The play Ras Noah and di Hawk, featuring song and dance from some of Jamaica’s top actors, brought plenty of laughter to a large audience gathered at the Lion’s Centre on Sunday, 4 September.
The production was a supreme test of the skills of the performers, requiring most of them to play double roles.
Lead actors, Oliver Samuels and Glen Campbell, sat, deservedly, at the helm of a very impressive cast that virtually had an appreciative audience in stitches.
Playwright Patrick Brown and director Trevor Nairne took many liberties with the famed Noah and the Ark tale.
As the story unfolds was evident that the play had in fact little to do with the Biblical tale of Noah and the Ark.
Ras Noah and di Hawk is set in an inner-city community in Kingston. It opens with shopkeeper, Butcha (Oliver Samuels) waiting for his son Noah (Glen Campbell), whose return from doctoral studies abroad is imminent. Butcha is convinced that Noah’s success as a medical practitioner will be his ticket out of the ghetto.
However, Noah returns from Blue Mountain with his head full of dreadlocks, no medical knowledge; he has no stethoscope and claims to be the ‘chosen one.’
A complex situation is further complicated by a confused ‘Sketel angel’ who keeps misinterpreting divine messages and causes Ras Noah and his father Butcha to take refuge in the Blue Mountains.
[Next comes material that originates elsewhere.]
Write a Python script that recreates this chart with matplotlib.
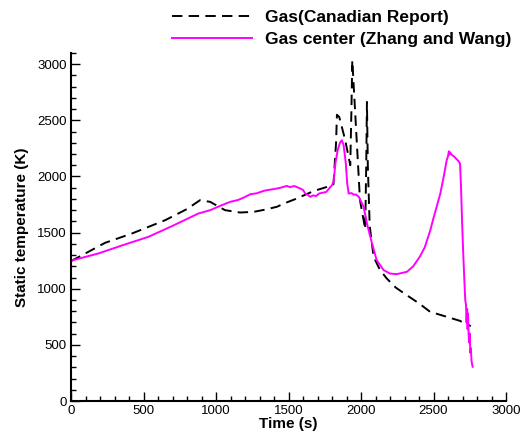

Ras Noah is contacted by God and told to build an Ark and to take two of every animal, including a companion for himself, into the ark. But his father Butcha sneaks half of the community on board the Ark – for a small fee of JA$300.
At this juncture, members of the audience were asked to imitate various animals. This level of participation seemed to raise the audience’s enjoyment level.
The sole sponsor of the show, Quik Cash Money Transfer, donated prizes which were presented to those members of the audience who participated.
All things being considered, Ras Noah and di Hawk was definitely an ‘Ark full of laughs’. Anyone who missed it missed a treat.